● **Exercise instructions**:
Go through the material and write it all out exactly, minus the pictures.

● **Source material**:
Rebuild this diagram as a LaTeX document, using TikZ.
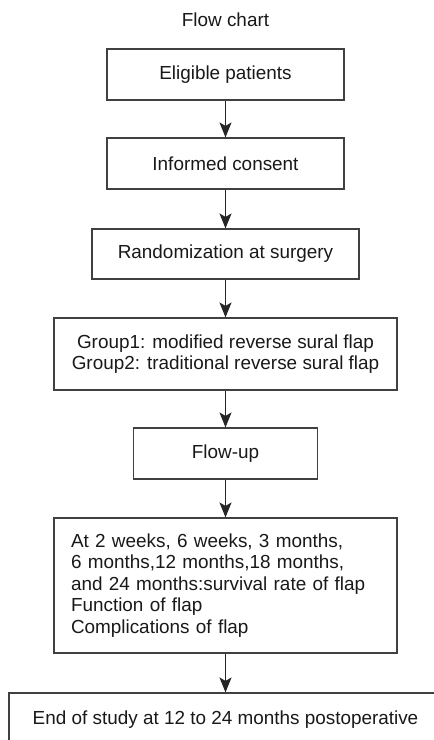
\documentclass[tikz,border=0pt]{standalone}
\usepackage{fontspec}
\setmainfont{Liberation Sans}
\usetikzlibrary{arrows.meta}
\begin{document}
\begin{tikzpicture}[x=1pt,y=-1pt,
  box/.style={draw=black!75, line width=1.1pt, rectangle, inner sep=0pt, align=center,
    text=black!90, font=\fontsize{18.9pt}{21.6pt}\selectfont},
  arr/.style={draw=black!85, line width=1pt, -{Stealth[length=15pt,width=12pt,inset=3.5pt]}}]
\clip (0,0) rectangle (434,740);
\fill[white] (0,0) rectangle (434,740);
\node[font=\fontsize{18.9pt}{21.6pt}\selectfont, text=black!90] (title) at (225.5,20) {Flow chart};
\node[box, minimum width=237pt, minimum height=51pt] (b1) at (225.5,74.5) {Eligible patients};
\node[box, minimum width=237pt, minimum height=51pt] (b2) at (225.5,163.5) {Informed consent};
\node[box, minimum width=267pt, minimum height=50pt] (b3) at (225.5,254) {Randomization at surgery};
\node[box, minimum width=343pt, minimum height=72pt] (b4) at (225.5,354) {Group1: modified reverse sural flap\\Group2: traditional reverse sural flap};
\node[box, minimum width=184pt, minimum height=51pt] (b5) at (225.5,453.5) {Flow-up};
\node[box, minimum width=343pt, minimum height=135pt, inner xsep=17pt, text width=309pt, align=left] (b6) at (225.5,585.5) {At 2 weeks, 6 weeks, 3 months,\\6 months,12 months,18 months,\\and 24 months:survival rate of flap\\Function of flap\\Complications of flap};
\node[box, minimum width=433pt, minimum height=54pt] (b7) at (225.5,720) {End of study at 12 to 24 months postoperative};
\draw[arr] (b1.south) -- (b2.north);
\draw[arr] (b2.south) -- (b3.north);
\draw[arr] (b3.south) -- (b4.north);
\draw[arr] (b4.south) -- (b5.north);
\draw[arr] (b5.south) -- (b6.north);
\draw[arr] (b6.south) -- (b7.north);
\end{tikzpicture}
\end{document}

● **Solution for this exercise**:
Rebuild this diagram as a LaTeX document, using TikZ.
\documentclass[tikz,border=0pt]{standalone}
\usepackage{fontspec}
\setmainfont{Liberation Sans}
\usetikzlibrary{arrows.meta}
\begin{document}
\begin{tikzpicture}[x=1pt,y=-1pt,
  box/.style={draw=black!75, line width=1.1pt, rectangle, inner sep=0pt, align=center,
    text=black!90, font=\fontsize{18.9pt}{21.6pt}\selectfont},
  arr/.style={draw=black!85, line width=1pt, -{Stealth[length=15pt,width=12pt,inset=3.5pt]}}]
\clip (0,0) rectangle (434,740);
\fill[white] (0,0) rectangle (434,740);
\node[font=\fontsize{18.9pt}{21.6pt}\selectfont, text=black!90] (title) at (225.5,20) {Flow chart};
\node[box, minimum width=237pt, minimum height=51pt] (b1) at (225.5,74.5) {Eligible patients};
\node[box, minimum width=237pt, minimum height=51pt] (b2) at (225.5,163.5) {Informed consent};
\node[box, minimum width=267pt, minimum height=50pt] (b3) at (225.5,254) {Randomization at surgery};
\node[box, minimum width=343pt, minimum height=72pt] (b4) at (225.5,354) {Group1: modified reverse sural flap\\Group2: traditional reverse sural flap};
\node[box, minimum width=184pt, minimum height=51pt] (b5) at (225.5,453.5) {Flow-up};
\node[box, minimum width=343pt, minimum height=135pt, inner xsep=17pt, text width=309pt, align=left] (b6) at (225.5,585.5) {At 2 weeks, 6 weeks, 3 months,\\6 months,12 months,18 months,\\and 24 months:survival rate of flap\\Function of flap\\Complications of flap};
\node[box, minimum width=433pt, minimum height=54pt] (b7) at (225.5,720) {End of study at 12 to 24 months postoperative};
\draw[arr] (b1.south) -- (b2.north);
\draw[arr] (b2.south) -- (b3.north);
\draw[arr] (b3.south) -- (b4.north);
\draw[arr] (b4.south) -- (b5.north);
\draw[arr] (b5.south) -- (b6.north);
\draw[arr] (b6.south) -- (b7.north);
\end{tikzpicture}
\end{document}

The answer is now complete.